(Written task): Take every line from the first down to the line with "0.00578, 0.00578]" and set it down exactly, without the pictures.

(Source data):
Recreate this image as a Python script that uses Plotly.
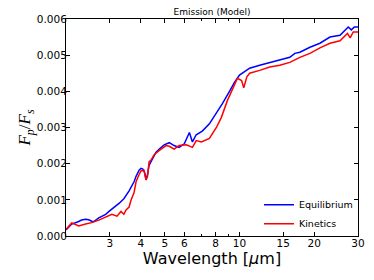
import plotly.graph_objects as go

wl_eq = [2.0, 2.11, 2.25, 2.31, 2.40, 2.47, 2.54, 2.59, 2.71, 2.89, 2.98, 3.06, 3.21, 3.27, 3.42,
         3.59, 3.76, 3.83, 3.94, 4.01, 4.08, 4.15, 4.20, 4.26, 4.32, 4.40, 4.53, 4.61, 4.74, 4.88,
         4.97, 5.21, 5.45, 5.71, 5.99, 6.28, 6.46, 6.69, 7.08, 7.56, 8.07, 8.53, 9.11, 9.54,
         10.0, 10.28, 10.67, 10.98, 12.05, 13.23, 14.52, 15.94, 16.7, 17.5, 19.21, 21.08, 23.13,
         25.39, 27.4, 28.2, 29.0, 30.0]
fp_eq = [0.00017, 0.00033, 0.00040, 0.00044, 0.00046, 0.00045, 0.00041, 0.00040, 0.00050, 0.00060,
         0.00068, 0.00074, 0.00085, 0.00090, 0.00103, 0.00125, 0.00150, 0.00165, 0.00182, 0.00187,
         0.00185, 0.00175, 0.00155, 0.00170, 0.00195, 0.00205, 0.00225, 0.00232, 0.00240, 0.00248,
         0.00252, 0.00258, 0.00250, 0.00245, 0.00255, 0.00286, 0.00260, 0.00280, 0.00290, 0.00310,
         0.00340, 0.00366, 0.00400, 0.00425, 0.00445, 0.00450, 0.00458, 0.00464, 0.00472, 0.00480,
         0.00486, 0.00494, 0.00505, 0.00508, 0.00522, 0.00533, 0.00550, 0.00555, 0.00578, 0.00570,
         0.00578, 0.00578]

wl_kin = [2.0, 2.11, 2.15, 2.25, 2.40, 2.54, 2.71, 2.89, 3.06, 3.21, 3.33, 3.42, 3.49, 3.59, 3.66,
          3.76, 3.83, 3.94, 4.01, 4.12, 4.20, 4.26, 4.32, 4.40, 4.53, 4.74, 5.06, 5.21, 5.45, 5.71,
          6.1, 6.46, 6.69, 7.02, 7.56, 8.07, 8.45, 8.94, 9.54, 9.81, 10.19, 10.4, 10.7, 10.98,
          12.05, 13.23, 14.52, 15.94, 17.5, 19.21, 21.08, 23.13, 25.39, 27.2, 27.9, 28.7, 30.0]
fp_kin = [0.00018, 0.00036, 0.00034, 0.00028, 0.00033, 0.00037, 0.00044, 0.00053, 0.00060, 0.00055,
          0.00068, 0.00060, 0.00072, 0.00080, 0.00100, 0.00120, 0.00150, 0.00170, 0.00180, 0.00182,
          0.00155, 0.00165, 0.00205, 0.00210, 0.00225, 0.00236, 0.00250, 0.00248, 0.00240, 0.00250,
          0.00252, 0.00245, 0.00264, 0.00260, 0.00270, 0.00300, 0.00328, 0.00375, 0.00420, 0.00436,
          0.00430, 0.00410, 0.00440, 0.00450, 0.00458, 0.00467, 0.00472, 0.00480, 0.00494, 0.00505,
          0.00520, 0.00533, 0.00540, 0.00560, 0.00548, 0.00564, 0.00564]

x_ticks = [3, 4, 5, 6, 8, 10, 15, 20, 30]
x_minor = [7, 9]
y_ticks = [0.000, 0.001, 0.002, 0.003, 0.004, 0.005, 0.006]

fig = go.Figure()
fig.add_trace(go.Scatter(x=wl_eq, y=fp_eq, mode="lines", name="Equilibrium",
                         line=dict(color="#0000ff", width=1.5)))
fig.add_trace(go.Scatter(x=wl_kin, y=fp_kin, mode="lines", name="Kinetics",
                         line=dict(color="#ff0000", width=1.5)))

# page body has an 8px margin: figure is shrunk so the plot lands where the reference has it
fig.update_layout(
    width=366, height=272,
    margin=dict(l=58, r=16, t=11, b=44, autoexpand=False),
    plot_bgcolor="white", paper_bgcolor="white",
    font=dict(family="DejaVu Sans", color="black"),
    title=dict(text="Emission (Model)", xref="paper", x=0.5, xanchor="center",
               y=0.985, yanchor="middle", font=dict(size=9)),
    showlegend=True,
    legend=dict(x=1.0, y=-0.01, xanchor="right", yanchor="bottom", bgcolor="rgba(0,0,0,0)",
                font=dict(size=9.5), tracegroupgap=0, itemwidth=30),
    xaxis=dict(type="log", range=[0.30103, 1.47712], tickvals=x_ticks,
               ticktext=[str(v) for v in x_ticks], automargin=False,
               ticks="inside", ticklen=4, tickcolor="black", showline=True, linecolor="black",
               linewidth=1, mirror="ticks", showgrid=False, zeroline=False,
               tickfont=dict(size=10.5), ticklabelstandoff=-3,
               minor=dict(tickvals=x_minor, ticks="inside", ticklen=2, tickcolor="black"),
               title=dict(text="Wavelength [<i>μ</i>m]", font=dict(size=16), standoff=2)),
    yaxis=dict(range=[0, 0.006], tickvals=y_ticks, tickformat=".3f", automargin=False,
               ticks="inside", ticklen=4, tickcolor="black", showline=True, linecolor="black",
               linewidth=1, mirror="ticks", showgrid=False, zeroline=False,
               tickfont=dict(size=10.5), ticklabelstandoff=-4,
               title=dict(text="<i>F</i><sub><i>p</i></sub>/<i>F</i><sub><i>s</i></sub>",
                          font=dict(size=17, family="Liberation Serif"), standoff=0)),
)

fig.write_html("out.html")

(Solution):
Recreate this image as a Python script that uses Plotly.
import plotly.graph_objects as go

wl_eq = [2.0, 2.11, 2.25, 2.31, 2.40, 2.47, 2.54, 2.59, 2.71, 2.89, 2.98, 3.06, 3.21, 3.27, 3.42,
         3.59, 3.76, 3.83, 3.94, 4.01, 4.08, 4.15, 4.20, 4.26, 4.32, 4.40, 4.53, 4.61, 4.74, 4.88,
         4.97, 5.21, 5.45, 5.71, 5.99, 6.28, 6.46, 6.69, 7.08, 7.56, 8.07, 8.53, 9.11, 9.54,
         10.0, 10.28, 10.67, 10.98, 12.05, 13.23, 14.52, 15.94, 16.7, 17.5, 19.21, 21.08, 23.13,
         25.39, 27.4, 28.2, 29.0, 30.0]
fp_eq = [0.00017, 0.00033, 0.00040, 0.00044, 0.00046, 0.00045, 0.00041, 0.00040, 0.00050, 0.00060,
         0.00068, 0.00074, 0.00085, 0.00090, 0.00103, 0.00125, 0.00150, 0.00165, 0.00182, 0.00187,
         0.00185, 0.00175, 0.00155, 0.00170, 0.00195, 0.00205, 0.00225, 0.00232, 0.00240, 0.00248,
         0.00252, 0.00258, 0.00250, 0.00245, 0.00255, 0.00286, 0.00260, 0.00280, 0.00290, 0.00310,
         0.00340, 0.00366, 0.00400, 0.00425, 0.00445, 0.00450, 0.00458, 0.00464, 0.00472, 0.00480,
         0.00486, 0.00494, 0.00505, 0.00508, 0.00522, 0.00533, 0.00550, 0.00555, 0.00578, 0.00570,
         0.00578, 0.00578]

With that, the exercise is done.